[Nouveau] [PATCH 3/6] mmu: map small pages into big pages(s) by IOMMU if possible

Mon Apr 20 04:51:25 PDT 2015

On 04/20/2015 03:49 PM, Alexandre Courbot wrote:
> On Sat, Apr 18, 2015 at 12:37 AM, Terje Bergstrom <tbergstrom at nvidia.com> wrote:
>> On 04/17/2015 02:11 AM, Alexandre Courbot wrote:
>>> Tracking the PDE and PTE of each memory chunk can probably be avoided
>>> if you change your unmapping strategy. Currently you are going through
>>> the list of nvkm_vm_bp_list, but you know your PDE and PTE are always
>>> going to be adjacent, since a nvkm_vma represents a contiguous block
>>> in the GPU VA. So when unmapping, you can simply check for each PTE
>>> entry whether the IOMMU bit is set, and unmap from the IOMMU space
>>> after unmapping from the GPU VA space, in a loop similar to that of
>>> nvkm_vm_unmap_at().
>>>
>>> Then we only need priv. You are keeping the nvkm_mm_node of the IOMMU
>>> space into it, and you need it to free the IOMMU VA space. If only we
>>> could find another way to store it, we could get rid of the whole
>>> structure and associated list_head in nvkm_vma...
>>>
>>> I need to give it some more thoughts, and we will probably need to
>>> change a few things in base.c to make the hooks more flexible, so
>>> please give me some more time to think about it. :) I just wanted to
>>> share my thoughts so far in case this puts you on track.
>> The way you described it would make GPU MMU and IOMMU mappings 1:1. So when
>> we map a buffer to GPU MMU, we always map page by page the buffer also to
>> IOMMU. There are disadvantages here.
>>
>> IOMMU addresses are global, and uses in the GPU caches. When a buffer is
>> mapped multiple times to different graphics contexts, we want to avoid cache
>> aliasing by mapping the buffer only once to IOMMU. We also want to unmap the
>> buffer from IOMMU only once after all the instances of the buffer have been
>> unmapped, or only when the buffer is actually freed to cache IOMMU mappings.
>>
>> Doing IOMMU mapping for the whole buffer with dma_map_sg is also faster than
>> mapping page by page, because you can do only one TLB invalidate in the end
>> of the loop instead of after every page if you use dma_map_single.
>>
>> All of these would talk for having IOMMU and GMMU mapping loops separate.
>> This patch set does not implement both the advantages above, but your
>> suggestion would take us further away from that than Vince's version.
> Aha, looks like both Vince and I overlooked this point.
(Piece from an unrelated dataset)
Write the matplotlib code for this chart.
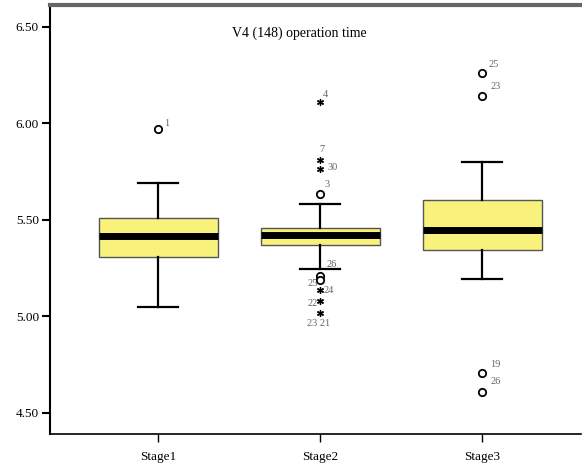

So IIUC we
> would need to make sure a GPU buffer is only ever mapped once by the
> IOMMU. This means we either need to preemptively entilery map it at
> some point and just keep a reference count, or keep track of which
> 128k ranges are already mapped (again, with a reference count to know
> when to unmap them).
>
> First solution is tempting because it is simpler, but surely there is
> something wrong with it?
We can maintain a list in mmu/gk20a.c and use the first small page's 
address as a search index for the corresponding 128K page.

e.g.

--- a/drm/nouveau/nvkm/subdev/mmu/gk20a.c
+++ b/drm/nouveau/nvkm/subdev/mmu/gk20a.c
@@ -38,6 +38,8 @@ struct gk20a_mmu_priv {
  struct gk20a_mmu_iommu_mapping {
         struct nvkm_mm_node *node;
         u64 iova;
+       u64 index;
+       struct list_head head;
  };

  extern const u8 gf100_pte_storage_type_map[256];
@@ -79,6 +81,14 @@ gk20a_vm_map_iommu(struct nvkm_vma *vma, struct 
nvkm_gpuobj *pgt,

         plat = nv_device_to_platform(nv_device(&mmu->base));

+       list_for_each_entry(mapping, mapping_list, head) {
+               if (mapping->index == *list) {
+                       mapping->refcnt++;
+                       *priv = mapping;
+                       return;
+               }
+       }
+
         *priv = kzalloc(sizeof(struct gk20a_mmu_iommu_mapping), 
GFP_KERNEL);
         if (!*priv)
                 return;
@@ -95,6 +105,8 @@ gk20a_vm_map_iommu(struct nvkm_vma *vma, struct 
nvkm_gpuobj *pgt,
         if (ret)
                 return;

+       priv->index = *list;
+
         for (i = 0; i < npages; i++, list++) {
                 ret = iommu_map(plat->gpu->iommu.domain,
                                 (node->offset + i) << PAGE_SHIFT,
@@ -117,6 +129,7 @@ gk20a_vm_map_iommu(struct nvkm_vma *vma, struct 
nvkm_gpuobj *pgt,
         p = *priv;
         p->node = node;
         p->iova = node->offset << PAGE_SHIFT;
+       list_add_tail(&priv->head, mapping_list);
  }


Thanks,
Vince